Berikut ini pembahasan lanjutan tentang obat penyakit hati, semoga Allah Azza wa Jalla menjadikan penulisan risalah ini ikhlas karena-Nya dan bermanfaat, Allahumma aamin.
Amalan hati yang membantu hati agar tetap sehat
  1. Menghiasi diri dengan sikap sabar
Sabar maksudnya tetap terus menjalankan perintah Allah, tetap terus menjauhi larangan Allah, dan menerima taqdir Allah yang buruk dengan tidak keluh kesah dan marah-marah (tidak menerima).
Allah Subhaanahu wa Ta'ala berfirman,
وَبَشِّرِ الصَّابِرِينَ -- الَّذِينَ إِذَا أَصَابَتْهُم مُّصِيبَةٌ قَالُواْ إِنَّا لِلّهِ وَإِنَّا إِلَيْهِ رَاجِعُونَ -- أُولَئِكَ عَلَيْهِمْ صَلَوَاتٌ مِّن رَّبِّهِمْ وَرَحْمَةٌ وَأُولَئِكَ هُمُ الْمُهْتَدُونَ
"Dan berikanlah berita gembira kepada orang-orang yang sabar.--(yaitu) orang-orang yang apabila ditimpa musibah, mereka mengucapkan, "Inna lillaahi wa innaa ilaihi raaji'uun[i]".--Mereka Itulah yang mendapat keberkatan yang sempurna dan rahmat dari Tuhan mereka dan mereka itulah orang-orang yang mendapat petunjuk." (Terj. QS. Al Baqarah: 155-157)

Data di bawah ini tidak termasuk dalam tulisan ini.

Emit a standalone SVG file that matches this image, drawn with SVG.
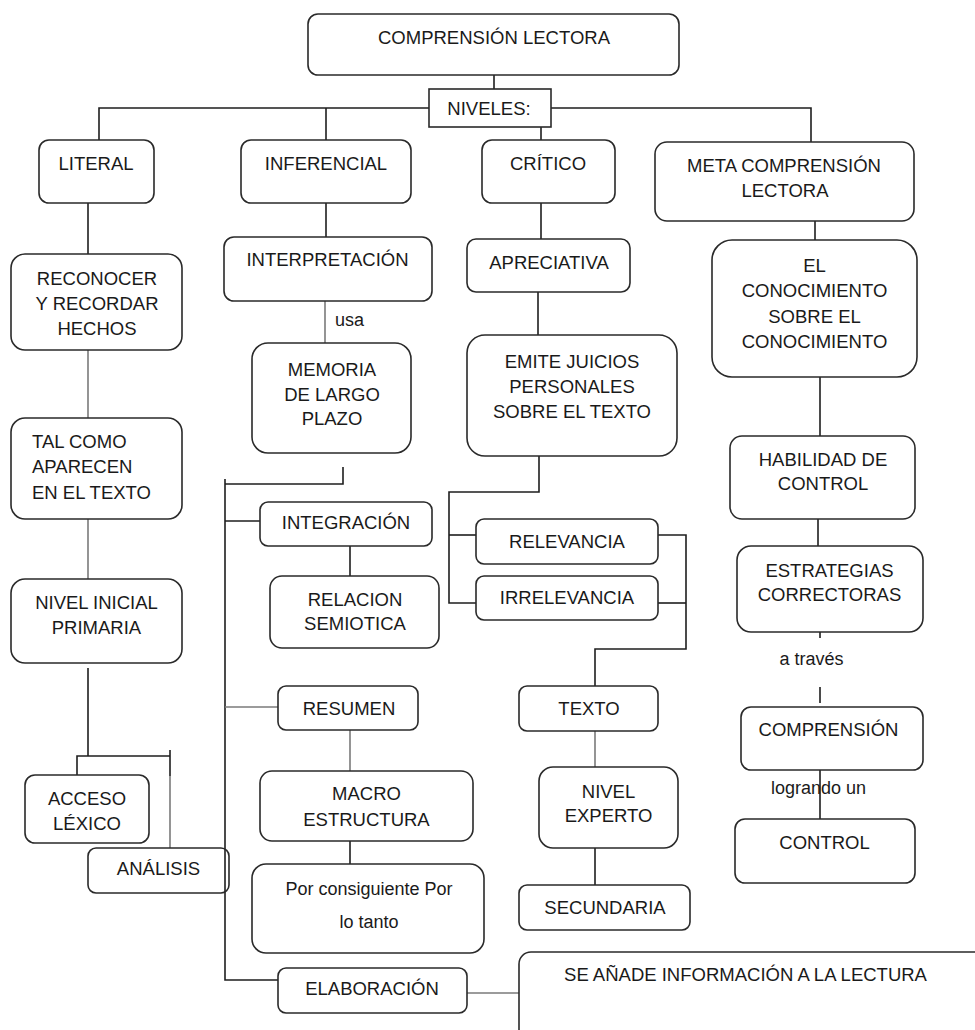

وَمَن يُؤْمِن بِاللَّهِ يَهْدِ قَلْبَهُ
"Dan barang siapa yang beriman kepada Allah, niscaya Dia akan memberi petunjuk kepada hatinya. " (QS. At Taghabun: 11)
Tentang firman Allah Ta'ala, "Dan barang siapa yang beriman kepada Allah,…dst." Alqamah berkata, "Orang itu adalah yang mendapatkan musibah, ia mengetahui bahwa musibah itu berasal dari sisi Allah, maka ia pun ridha dan menerima."
  1. Bersyukur
Syukur maksudnya mengakui nikmat Allah dengan hatinya, menyebut nikmat itu dengan lisannya, dan menggunakan nikmat itu untuk ketaatan kepada Allah Ta'ala; bukan untuk kemaksiatan.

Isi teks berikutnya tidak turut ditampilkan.